Marlin's Dreaming - Quotidian (Self Released)

Marlin’s Dreaming – Quotidian (Self Released)

Considering ‘Cabbage Tree‘, the opening track on Kiwi band Marlin’s Dreaming‘s second album, sounds at the beginning like They Might Be Giants staring pensively out of a rain-lashed window, it is something of a surprise when the huge melody of its chorus kicks in. It’s steeped in the cooler sounds of the 1980s, a lot of Jesus and Mary Chain reverb going on there, while the melody itself reminds me, quite bizarrely, of Wah! I say bizarrely because in truth, it sounds not one jot like Pete Wylie‘s old outfit. It’s just that it has the same heart.

But that’s just the welcome mat of the album, and certainly not representative of what’s going on here throughout. By the time we’ve arrived at track four, ‘Lick The Brains‘, things have been well and truly stripped back, at least on its verses, which seem quite pretty, but then those caterwauling guitars burst in again and you’re suddenly in the basement of a dingy club somewhere, and you can literally FEEL the sweat dripping from the walls. There’s something very claustrophobic about these songs, but they possess a warm edge that makes them easy to love. A similar ‘soul tingle’ that you might get from a record by The War On Drugs. One thing’s for sure though – even though I mentioned the 1980s earlier, you won’t find any of the humorous tongue in cheek bonhomie here that you’d associate with The Smiths. No, Marlin’s Dreaming come across as rather more serious than that, almost to a fault. They’re so good at this stuff though, that it doesn’t really matter. It’s an enjoyable record, even if things start to plod along aimlessly around halfway through. I mean, they’re still foot-tappers, but they’re certainly not ‘mixtape musts’.

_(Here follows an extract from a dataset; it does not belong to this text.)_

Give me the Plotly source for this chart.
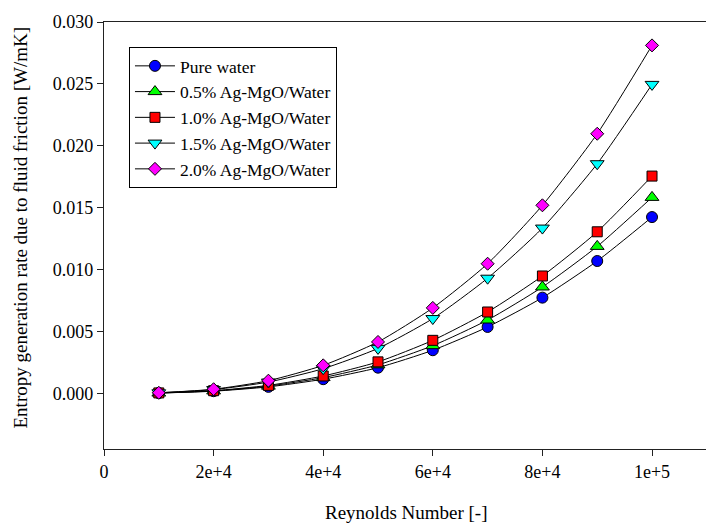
import plotly.graph_objects as go

reynolds = [10000, 20000, 30000, 40000, 50000, 60000, 70000, 80000, 90000, 100000]

pure_water = [0.00002, 0.00017, 0.00052, 0.00114, 0.00207, 0.00348, 0.00536, 0.00773, 0.01069, 0.01424]
ag_mgo_05 = [0.00002, 0.00019, 0.00058, 0.00127, 0.00230, 0.00385, 0.00592, 0.00859, 0.01187, 0.01583]
ag_mgo_10 = [0.00003, 0.00021, 0.00064, 0.00140, 0.00254, 0.00428, 0.00657, 0.00948, 0.01305, 0.01755]
ag_mgo_15 = [0.00004, 0.00030, 0.00091, 0.00199, 0.00363, 0.00604, 0.00930, 0.01335, 0.01855, 0.02496]
ag_mgo_20 = [0.00004, 0.00033, 0.00102, 0.00226, 0.00415, 0.00690, 0.01047, 0.01519, 0.02097, 0.02811]

series_names = ["Pure water", "0.5% Ag-MgO/Water", "1.0% Ag-MgO/Water",
                "1.5% Ag-MgO/Water", "2.0% Ag-MgO/Water"]
series_values = [pure_water, ag_mgo_05, ag_mgo_10, ag_mgo_15, ag_mgo_20]
marker_symbols = ["circle", "triangle-up", "square", "triangle-down", "diamond"]
marker_colors = ["#0000ff", "#00ff00", "#ff0000", "#00ffff", "#ff00ff"]
marker_sizes = [11, 12, 10, 12, 10]

x_tick_vals = [0, 20000, 40000, 60000, 80000, 100000]
x_tick_text = ["0", "2e+4", "4e+4", "6e+4", "8e+4", "1e+5"]
y_tick_vals = [0.000, 0.005, 0.010, 0.015, 0.020, 0.025, 0.030]

FONT = "Liberation Serif, Times New Roman, Times, serif"

fig = go.Figure()
for name, vals, sym, col, sz in zip(series_names, series_values, marker_symbols,
                                     marker_colors, marker_sizes):
    fig.add_trace(go.Scatter(
        x=reynolds, y=vals, name=name, mode="lines+markers",
        line=dict(color="black", width=1, shape="spline", smoothing=0.6),
        marker=dict(symbol=sym, color=col, size=sz,
                    line=dict(color="black", width=1)),
    ))

fig.update_layout(
    width=706, height=525,
    margin=dict(l=104, r=0, t=22, b=76),
    paper_bgcolor="white", plot_bgcolor="white",
    font=dict(family=FONT, size=18, color="black"),
    showlegend=True,
    legend=dict(x=0.0415, y=0.9415, xanchor="left", yanchor="top",
                bgcolor="white", bordercolor="black", borderwidth=1,
                font=dict(family=FONT, size=17.5, color="black"),
                tracegroupgap=0, itemwidth=40),
    xaxis=dict(range=[0, 109850], tickvals=x_tick_vals, ticktext=x_tick_text,
               showgrid=False, zeroline=False, showline=True, linecolor="#222",
               linewidth=1.3, mirror=True, ticks="outside", ticklen=6,
               tickcolor="#222", tickwidth=1.3,
               tickfont=dict(family=FONT, size=18, color="black")),
    yaxis=dict(range=[-0.0045, 0.030], tickvals=y_tick_vals, tickformat=".3f",
               showgrid=False, zeroline=False, showline=True, linecolor="#222",
               linewidth=1.3, mirror=False, ticks="outside", ticklen=6,
               tickcolor="#222", tickwidth=1.3,
               tickfont=dict(family=FONT, size=18, color="black")),
    annotations=[
        dict(text="Reynolds Number [-]", xref="paper", yref="paper",
             x=(406 - 104) / 602, y=-(512 - 449) / 427, xanchor="center",
             yanchor="middle", showarrow=False,
             font=dict(family=FONT, size=19, color="black")),
        dict(text="Entropy generation rate due to fluid friction [W/mK]",
             xref="paper", yref="paper", x=(20 - 104) / 602,
             y=(449 - 227.5) / 427, xanchor="center", yanchor="middle",
             textangle=-90, showarrow=False,
             font=dict(family=FONT, size=19, color="black")),
    ],
)

fig.write_html("out.html")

The tail end of Quotidian, notably ‘Mr. Sun‘ and ‘Moth Eyes‘, suggests that Marlin’s Dreaming have spent a fair bit of time listening to Abbey Road, or at least the earliest output of Pink Floyd. It’s all well and good, but the band are at their best when their guitars are at maximum resonance and redolent of shoegaze spirit of Chapterhouse, so the closing number, ‘Filling In Time‘ is a joy to behold, like the latter band performing a classic Cure B-side.

If you’re the type of listener who likes to turn out the lights and lie on the bed with the music drowning out the world outside your window, then Quotidian might well be for you.

Quotidian is self released on 24th April.